* **Short problem**
Set down all of the data that follows word for word, without the images.

* **Data**
::::::::::
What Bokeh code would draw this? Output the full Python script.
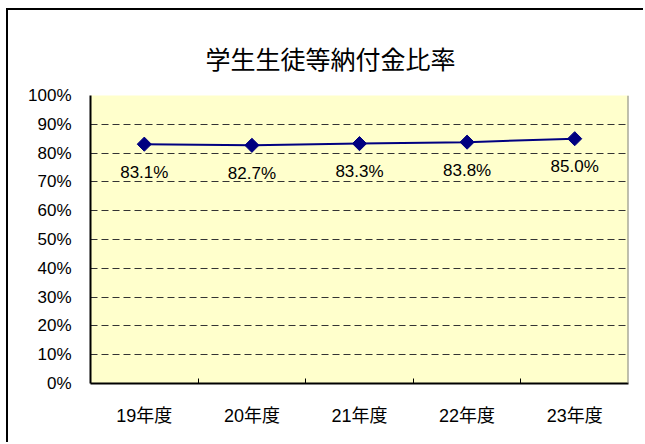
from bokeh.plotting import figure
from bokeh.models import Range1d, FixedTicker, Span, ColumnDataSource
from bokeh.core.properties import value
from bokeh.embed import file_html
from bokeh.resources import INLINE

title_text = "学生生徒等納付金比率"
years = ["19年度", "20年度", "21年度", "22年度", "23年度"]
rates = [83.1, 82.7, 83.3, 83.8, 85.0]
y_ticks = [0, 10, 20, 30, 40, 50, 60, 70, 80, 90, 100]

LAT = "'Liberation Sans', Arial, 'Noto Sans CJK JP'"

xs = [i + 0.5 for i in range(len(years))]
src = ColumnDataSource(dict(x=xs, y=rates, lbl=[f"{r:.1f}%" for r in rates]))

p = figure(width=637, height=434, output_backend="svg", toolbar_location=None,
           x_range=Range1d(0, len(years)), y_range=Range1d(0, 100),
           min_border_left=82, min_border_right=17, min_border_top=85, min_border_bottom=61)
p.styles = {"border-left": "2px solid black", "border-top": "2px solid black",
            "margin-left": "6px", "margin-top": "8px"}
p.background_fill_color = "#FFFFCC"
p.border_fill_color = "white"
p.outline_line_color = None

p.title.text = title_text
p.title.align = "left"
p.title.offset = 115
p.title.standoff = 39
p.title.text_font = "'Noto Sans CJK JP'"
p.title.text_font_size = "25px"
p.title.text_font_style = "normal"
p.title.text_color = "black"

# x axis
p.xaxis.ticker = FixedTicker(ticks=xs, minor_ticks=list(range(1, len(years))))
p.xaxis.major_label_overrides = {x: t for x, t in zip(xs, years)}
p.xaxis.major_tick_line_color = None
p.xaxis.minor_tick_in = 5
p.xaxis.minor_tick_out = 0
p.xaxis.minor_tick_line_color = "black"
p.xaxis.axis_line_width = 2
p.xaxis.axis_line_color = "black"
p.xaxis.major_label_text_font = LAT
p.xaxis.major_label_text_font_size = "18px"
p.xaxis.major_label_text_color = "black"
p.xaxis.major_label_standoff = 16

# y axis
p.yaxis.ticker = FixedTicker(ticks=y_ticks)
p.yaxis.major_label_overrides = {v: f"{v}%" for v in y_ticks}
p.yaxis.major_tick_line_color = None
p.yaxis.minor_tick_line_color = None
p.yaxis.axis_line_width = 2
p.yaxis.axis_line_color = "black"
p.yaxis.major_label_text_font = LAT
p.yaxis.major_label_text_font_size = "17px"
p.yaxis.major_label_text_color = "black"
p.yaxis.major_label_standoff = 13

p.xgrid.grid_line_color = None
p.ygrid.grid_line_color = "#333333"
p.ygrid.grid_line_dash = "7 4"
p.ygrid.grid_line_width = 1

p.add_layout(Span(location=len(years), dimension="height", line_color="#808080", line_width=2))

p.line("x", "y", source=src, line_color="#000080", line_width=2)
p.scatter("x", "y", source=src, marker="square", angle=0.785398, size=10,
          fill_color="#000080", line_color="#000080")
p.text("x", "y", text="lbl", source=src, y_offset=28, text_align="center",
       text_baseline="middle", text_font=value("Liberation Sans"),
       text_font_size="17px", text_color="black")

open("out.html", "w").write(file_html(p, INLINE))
::::::::::
* **Written answer**
What Bokeh code would draw this? Output the full Python script.
from bokeh.plotting import figure
from bokeh.models import Range1d, FixedTicker, Span, ColumnDataSource
from bokeh.core.properties import value
from bokeh.embed import file_html
from bokeh.resources import INLINE

title_text = "学生生徒等納付金比率"
years = ["19年度", "20年度", "21年度", "22年度", "23年度"]
rates = [83.1, 82.7, 83.3, 83.8, 85.0]
y_ticks = [0, 10, 20, 30, 40, 50, 60, 70, 80, 90, 100]

LAT = "'Liberation Sans', Arial, 'Noto Sans CJK JP'"

xs = [i + 0.5 for i in range(len(years))]
src = ColumnDataSource(dict(x=xs, y=rates, lbl=[f"{r:.1f}%" for r in rates]))

p = figure(width=637, height=434, output_backend="svg", toolbar_location=None,
           x_range=Range1d(0, len(years)), y_range=Range1d(0, 100),
           min_border_left=82, min_border_right=17, min_border_top=85, min_border_bottom=61)
p.styles = {"border-left": "2px solid black", "border-top": "2px solid black",
            "margin-left": "6px", "margin-top": "8px"}
p.background_fill_color = "#FFFFCC"
p.border_fill_color = "white"
p.outline_line_color = None

p.title.text = title_text
p.title.align = "left"
p.title.offset = 115
p.title.standoff = 39
p.title.text_font = "'Noto Sans CJK JP'"
p.title.text_font_size = "25px"
p.title.text_font_style = "normal"
p.title.text_color = "black"

# x axis
p.xaxis.ticker = FixedTicker(ticks=xs, minor_ticks=list(range(1, len(years))))
p.xaxis.major_label_overrides = {x: t for x, t in zip(xs, years)}
p.xaxis.major_tick_line_color = None
p.xaxis.minor_tick_in = 5
p.xaxis.minor_tick_out = 0
p.xaxis.minor_tick_line_color = "black"
p.xaxis.axis_line_width = 2
p.xaxis.axis_line_color = "black"
p.xaxis.major_label_text_font = LAT
p.xaxis.major_label_text_font_size = "18px"
p.xaxis.major_label_text_color = "black"
p.xaxis.major_label_standoff = 16

# y axis
p.yaxis.ticker = FixedTicker(ticks=y_ticks)
p.yaxis.major_label_overrides = {v: f"{v}%" for v in y_ticks}
p.yaxis.major_tick_line_color = None
p.yaxis.minor_tick_line_color = None
p.yaxis.axis_line_width = 2
p.yaxis.axis_line_color = "black"
p.yaxis.major_label_text_font = LAT
p.yaxis.major_label_text_font_size = "17px"
p.yaxis.major_label_text_color = "black"
p.yaxis.major_label_standoff = 13

p.xgrid.grid_line_color = None
p.ygrid.grid_line_color = "#333333"
p.ygrid.grid_line_dash = "7 4"
p.ygrid.grid_line_width = 1

p.add_layout(Span(location=len(years), dimension="height", line_color="#808080", line_width=2))

p.line("x", "y", source=src, line_color="#000080", line_width=2)
p.scatter("x", "y", source=src, marker="square", angle=0.785398, size=10,
          fill_color="#000080", line_color="#000080")
p.text("x", "y", text="lbl", source=src, y_offset=28, text_align="center",
       text_baseline="middle", text_font=value("Liberation Sans"),
       text_font_size="17px", text_color="black")

open("out.html", "w").write(file_html(p, INLINE))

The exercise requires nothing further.